Mr. Flaherty's reply to this line of questioning appeared somewhat more personal than is often seen in ministerial interviews. In identifying that he has three sons in their early 20s, Mr. Flaherty stated "I say this to my sons...you shouldn't expect to graduate from college or university and go and buy a house... you should expect, what the last generation did, save some money, gather together a down payment and then buy something." He added "we got kind of off that course for a while in Canada and I don't think it's healthy."
Now, the first thought that some may have is that a great many people, not just those who have recently graduated, may now be 'shut out' from buying a home due to Mr. Flaherty's measures to cool the market.
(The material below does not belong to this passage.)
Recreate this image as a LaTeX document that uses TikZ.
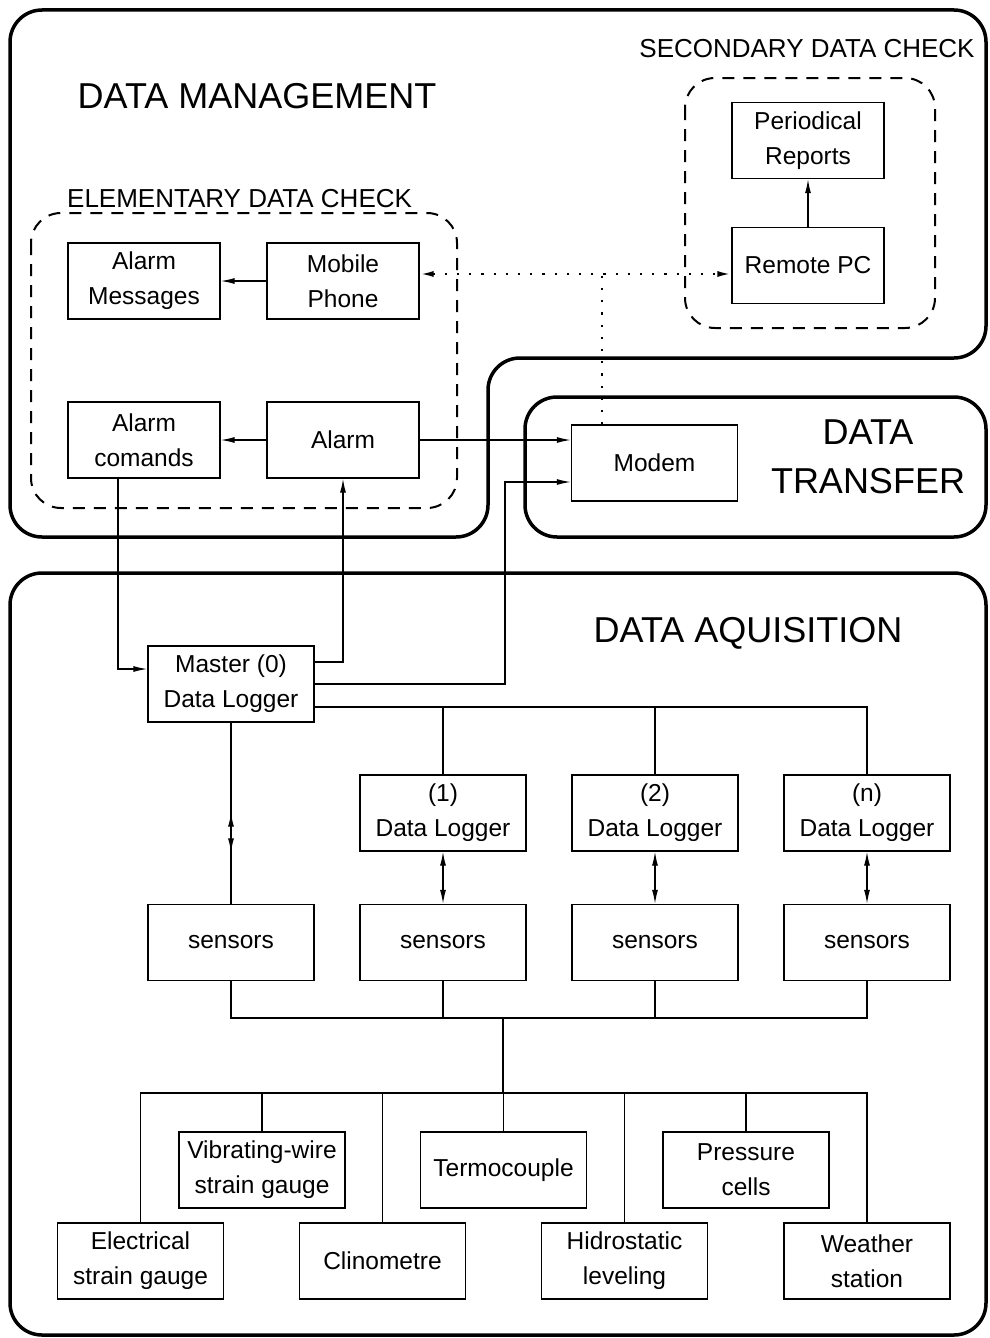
\documentclass[tikz,border=0pt]{standalone}
\usepackage{fontspec}
\setmainfont{Liberation Sans}
\usepackage{tikz}
\usetikzlibrary{arrows.meta}

\tikzset{
	box/.style={draw, line width=1.3pt, minimum width=166pt, minimum height=76pt, inner sep=0pt, align=center, font=\fontsize{24.5}{35}\selectfont},
	sbox/.style={box, minimum width=152pt},
	zone/.style={line width=3.5pt, rounded corners=32pt},
	check/.style={line width=2pt, dash pattern=on 12pt off 9pt, rounded corners=30pt},
	wire/.style={line width=1.3pt},
	arr/.style={wire, -{Latex[length=14pt,width=6pt]}},
	dblarr/.style={wire, {Latex[length=14pt,width=6pt]}-{Latex[length=14pt,width=6pt]}},
	link/.style={line width=2.2pt, dash pattern=on 2.2pt off 10pt},
	big/.style={inner sep=0pt, align=center, font=\fontsize{36}{49}\selectfont},
	mid/.style={inner sep=0pt, font=\fontsize{26}{30}\selectfont}
}

\begin{document}
\begin{tikzpicture}[x=1pt, y=-1pt]
\useasboundingbox (0,0) rectangle (989,1338);

% the three zones
\draw[zone] (10,10) -- (986,10) -- (986,358) -- (488,358) -- (488,537) -- (10,537) -- cycle;
\draw[zone] (525,397) rectangle (986,537);
\draw[zone] (10,573) rectangle (986,1335);
\draw[check] (31,213) rectangle (457,508);
\draw[check] (685,78) rectangle (935,328);

\node[big, anchor=base] (dm) at (257,108) {DATA MANAGEMENT};
\node[mid, anchor=base west] (edc) at (67,207) {ELEMENTARY DATA CHECK};
\node[mid, anchor=base] (sdc) at (807,58) {SECONDARY DATA CHECK};
\node[big] (dt) at (868,457) {DATA\\TRANSFER};
\node[big, anchor=base] (da) at (748,642) {DATA AQUISITION};

% data management
\node[sbox] (almsg) at (144,281) {Alarm\\Messages};
\node[sbox] (mobile) at (343,281) {Mobile\\Phone};
\node[sbox] (almcmd) at (144,440) {Alarm\\comands};
\node[sbox] (alarm) at (343,440) {Alarm};
\node[sbox] (reports) at (808,140.5) {Periodical\\Reports};
\node[sbox] (remote) at (808,265.5) {Remote PC};

% data transfer
\node[box] (modem) at (654.5,463) {Modem};

% data aquisition
\node[box] (master) at (231,684) {Master (0)\\Data Logger};
\node[box] (dl1) at (443,813) {(1)\\Data Logger};
\node[box] (dl2) at (655,813) {(2)\\Data Logger};
\node[box] (dln) at (867,813) {(n)\\Data Logger};
\node[box] (s0) at (231,942.5) {sensors};
\node[box] (s1) at (443,942.5) {sensors};
\node[box] (s2) at (655,942.5) {sensors};
\node[box] (sn) at (867,942.5) {sensors};
\node[box] (vib) at (262,1170) {Vibrating-wire\\strain gauge};
\node[box] (termo) at (503.5,1170) {Termocouple};
\node[box] (press) at (746,1170) {Pressure\\cells};
\node[box] (elec) at (140.5,1261) {Electrical\\strain gauge};
\node[box] (clino) at (382.5,1261) {Clinometre};
\node[box] (hidro) at (624.5,1261) {Hidrostatic\\leveling};
\node[box] (weather) at (867,1261) {Weather\\station};

\coordinate (junc) at (602,274);
\coordinate (bus) at (443,707);
\coordinate (sbus) at (503,1018);
\coordinate (hub) at (503,1093);

% connectors
\draw[arr] (mobile) -- (almsg);
\draw[arr] (alarm) -- (almcmd);
\draw[arr] (remote) -- (reports);
\draw[link, <->, >={Latex[length=14pt,width=6pt]}] (mobile.east |- junc) -- (remote.west |- junc);
\draw[link] (modem.north -| junc) -- (junc);
\draw[arr] (alarm.east) -- (modem.west |- alarm.east);
\draw[arr] (master.east) -| (505,482) -- ([yshift=-19pt]modem.west);
\draw[arr] ([xshift=-26pt]almcmd.south) |- ([yshift=15pt]master.west);
\draw[arr] ([yshift=22pt]master.east) -| (alarm.south);

\draw[wire] ([yshift=-23pt]master.east) -| (dln.north);
\draw[wire] (dl1.north) -- (dl1.north |- bus);
\draw[wire] (dl2.north) -- (dl2.north |- bus);

\draw[wire] (master) -- (s0) coordinate[pos=0.497] (up) coordinate[pos=0.716] (down);
\draw[dblarr] (up) -- (down);
\draw[dblarr] (dl1) -- (s1);
\draw[dblarr] (dl2) -- (s2);
\draw[dblarr] (dln) -- (sn);

\draw[wire] (s0.south) -- (s0.south |- sbus) -- (sn.south |- sbus) -- (sn.south);
\draw[wire] (s1.south) -- (s1.south |- sbus);
\draw[wire] (s2.south) -- (s2.south |- sbus);
\draw[wire] (sbus) -- (hub);

\draw[wire] (elec.north) -- (elec.north |- hub) -- (weather.north |- hub) -- (weather.north);
\draw[wire] (vib.north) -- (vib.north |- hub);
\draw[wire] (clino.north) -- (clino.north |- hub);
\draw[wire] (termo.north) -- (termo.north |- hub);
\draw[wire] (hidro.north) -- (hidro.north |- hub);
\draw[wire] (press.north) -- (press.north |- hub);
\end{tikzpicture}
\end{document}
His response, given the time constraints of a television interview, may have overly summarized the issues involved in the housing market and with Canadians' debt loads. Certainly, any professional working in the personal insolvency industry will tell you that wages which have seen little growth over the last decade, overrun by rapidly rising cost-of-living and post-secondary education costs, are amongst the primary causes of our (near) record high personal debt loads. 'Lifestyle' considerations and a desire to own a home right after graduating from college are not the only issues that warrant consideration.
Nonetheless, Mr. Flaherty's comments do provoke some thoughts on what the future holds for the lifestyles we have come to accept as the norm. With the artificially low interest rates and mortgages enjoyed since 2008, along with a consumerism culture that is fairly well entrenched in our country, have we come to a point where a Minister of Finance needs to give 'common sense' advice on the national broadcaster?
Does anyone, a Minister or not, really need to advise the public that one should save up money before making a large purchase? If the answer is "yes," in part or in full, what does that say on a broader social level? Would it not say that we need a dialogue to determine how we came to have such expectations?
In keeping with the common sense tone to the interview, Mr. Flaherty also noted that "you need to have a plan" to reduce debt. While he spoke of this need on a provincial and national level, one might suggest that his thought equally applies to the individual household. After all, he aptly noted that "we live in a tenuous world" and one could argue that the average person should be aware of this 'tenuous' status. They see their cost-of-living increasing, they know how challenging the job market is and they are repeatedly being told how pending interest rate increases will make their monthly bills soar.
So one might assume, knowing all of this, that Canadians have a plan to deal with their high debt loads and protect their families in the future. But do they? A Bank of Montreal report released July 29th revealed that only one-third of Canadians actually had a detailed debt repayment plan. So, Mr. Flaherty's advice to his young sons may, in fact, be applicable to a much larger group of Canadians.
As a Finance Minister, Mr. Flaherty can force harsh realities upon Canadians through policies that make it harder to borrow more money. These can be helpful as we deal with our growing debt in the face of rising interest rates, a flattening in house prices and slow growth in our economy.
What Mr. Flaherty can't do is make a policy that can alter our lifestyle desires and expectations. We 'own' that and may have to consider doing so in the years to come, given the 'tenuous' times we live in.